- _GOAL_
From the listing below, pull out the lines that hold "this".

### COLLECTED MATERIAL

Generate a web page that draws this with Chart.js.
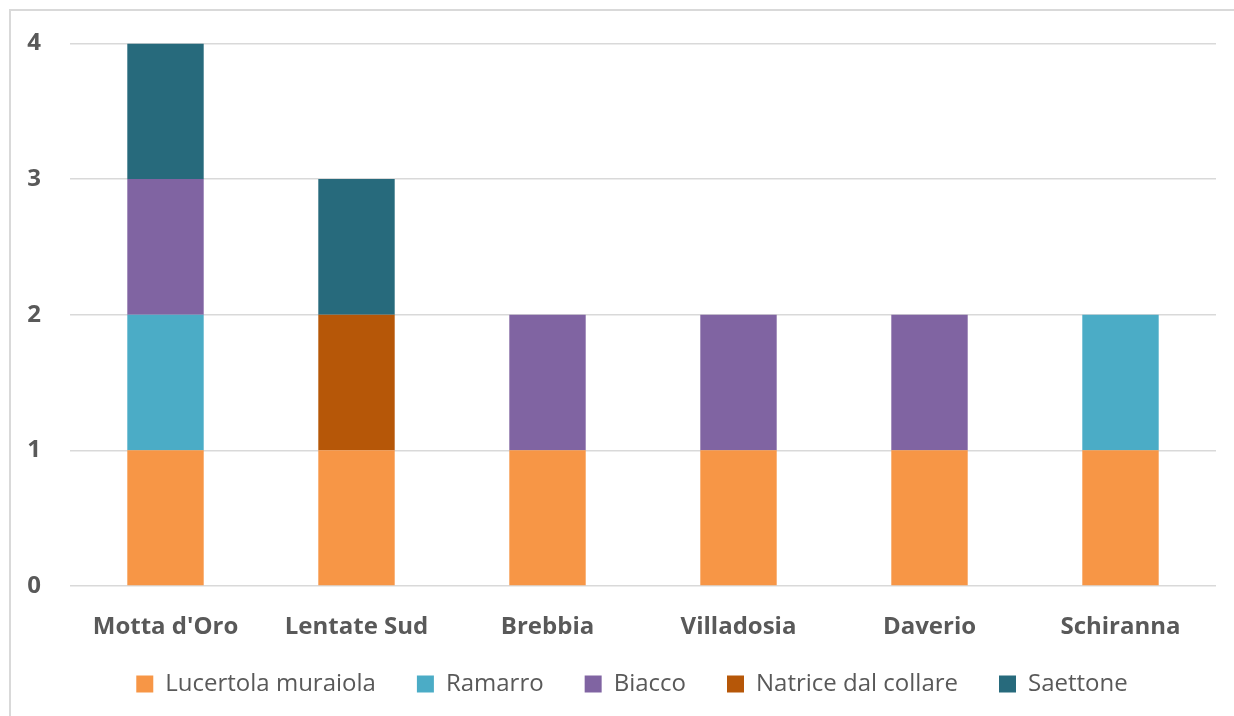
<!DOCTYPE html>
<html>
<head>
<meta charset="utf-8">
<script src="https://cdn.jsdelivr.net/npm/chart.js@4"></script>
<style>
  html, body { margin: 0; padding: 0; background: #fff; overflow: hidden; }
  #cornice { position: absolute; left: 9px; top: 9px; width: 1234px; height: 720px; border: 2px solid #d9d9d9; box-sizing: border-box; }
  #contenitore { position: absolute; left: 0; top: 0; width: 1234px; height: 716px; }
</style>
</head>
<body>
<div id="cornice"></div>
<div id="contenitore"><canvas id="grafico"></canvas></div>
<script>
// Località (categorie)
const localita = ["Motta d'Oro", "Lentate Sud", "Brebbia", "Villadosia", "Daverio", "Schiranna"];

// Specie osservate (null = assente)
const lucertolaMuraiola = [1, 1, 1, 1, 1, 1];
const ramarro = [1, null, null, null, null, 1];
const biacco = [1, null, 1, 1, 1, null];
const natriceDalCollare = [null, 1, null, null, null, null];
const saettone = [1, 1, null, null, null, null];

const tickAsseY = [0, 1, 2, 3, 4];

const grigioTesto = "#595959";
const grigioGriglia = "#d9d9d9";
const fontBase = "'Open Sans', Lato, sans-serif";

const serie = [
    { label: "Lucertola muraiola", data: lucertolaMuraiola, colore: "#f79646" },
    { label: "Ramarro", data: ramarro, colore: "#4bacc6" },
    { label: "Biacco", data: biacco, colore: "#8064a2" },
    { label: "Natrice dal collare", data: natriceDalCollare, colore: "#b65708" },
    { label: "Saettone", data: saettone, colore: "#276a7c" }
];

// il padding della legenda serve largo in orizzontale: altezza fissa e voci spostate (su e a destra)
const altezzaLegenda = {
    id: "altezzaLegenda",
    beforeInit(chart) {
        const legenda = chart.legend;
        const fitOriginale = legenda.fit;
        const drawOriginale = legenda.draw;
        legenda.fit = function () {
            fitOriginale.call(legenda);
            this.height = 60;
        };
        legenda.draw = function () {
            const { top, left, right } = this;
            this.top -= 12;
            this.left += 14;
            this.right += 14;
            drawOriginale.call(legenda);
            this.top = top;
            this.left = left;
            this.right = right;
        };
    }
};

new Chart(document.getElementById("grafico").getContext("2d"), {
    type: "bar",
    data: {
        labels: localita,
        datasets: serie.map(s => ({
            label: s.label,
            data: s.data,
            backgroundColor: s.colore,
            borderWidth: 0,
            barPercentage: 0.4,
            categoryPercentage: 1
        }))
    },
    options: {
        responsive: true,
        maintainAspectRatio: false,
        animation: false,
        layout: { padding: { left: 20, right: 18, top: 32, bottom: 13 } },
        scales: {
            x: {
                stacked: true,
                afterFit: (asse) => { asse.height = 57; },
                grid: { display: false, drawTicks: false },
                border: { display: false },
                ticks: {
                    color: grigioTesto,
                    padding: 27,
                    font: { family: fontBase, size: 24, weight: "bold" }
                }
            },
            y: {
                stacked: true,
                min: 0,
                max: 4,
                afterBuildTicks: (asse) => { asse.ticks = tickAsseY.map(v => ({ value: v })); },
                afterFit: (asse) => { asse.width = 50; },
                grid: { color: grigioGriglia, lineWidth: 1.5, drawTicks: false },
                border: { display: false },
                ticks: {
                    color: grigioTesto,
                    padding: 29,
                    font: { family: fontBase, size: 24, weight: "bold" }
                }
            }
        },
        plugins: {
            legend: {
                position: "bottom",
                labels: {
                    color: grigioTesto,
                    boxWidth: 17,
                    boxHeight: 17,
                    padding: 41,
                    font: { family: fontBase, size: 24 }
                }
            },
            tooltip: { enabled: false }
        }
    },
    plugins: [altezzaLegenda]
});
</script>
</body>
</html>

######

- _OUTPUT BELOW_
Generate a web page that draws this with Chart.js.
            this.height = 60;
            const { top, left, right } = this;
            this.top -= 12;
            this.left += 14;
            this.right += 14;
            this.top = top;
            this.left = left;
            this.right = right;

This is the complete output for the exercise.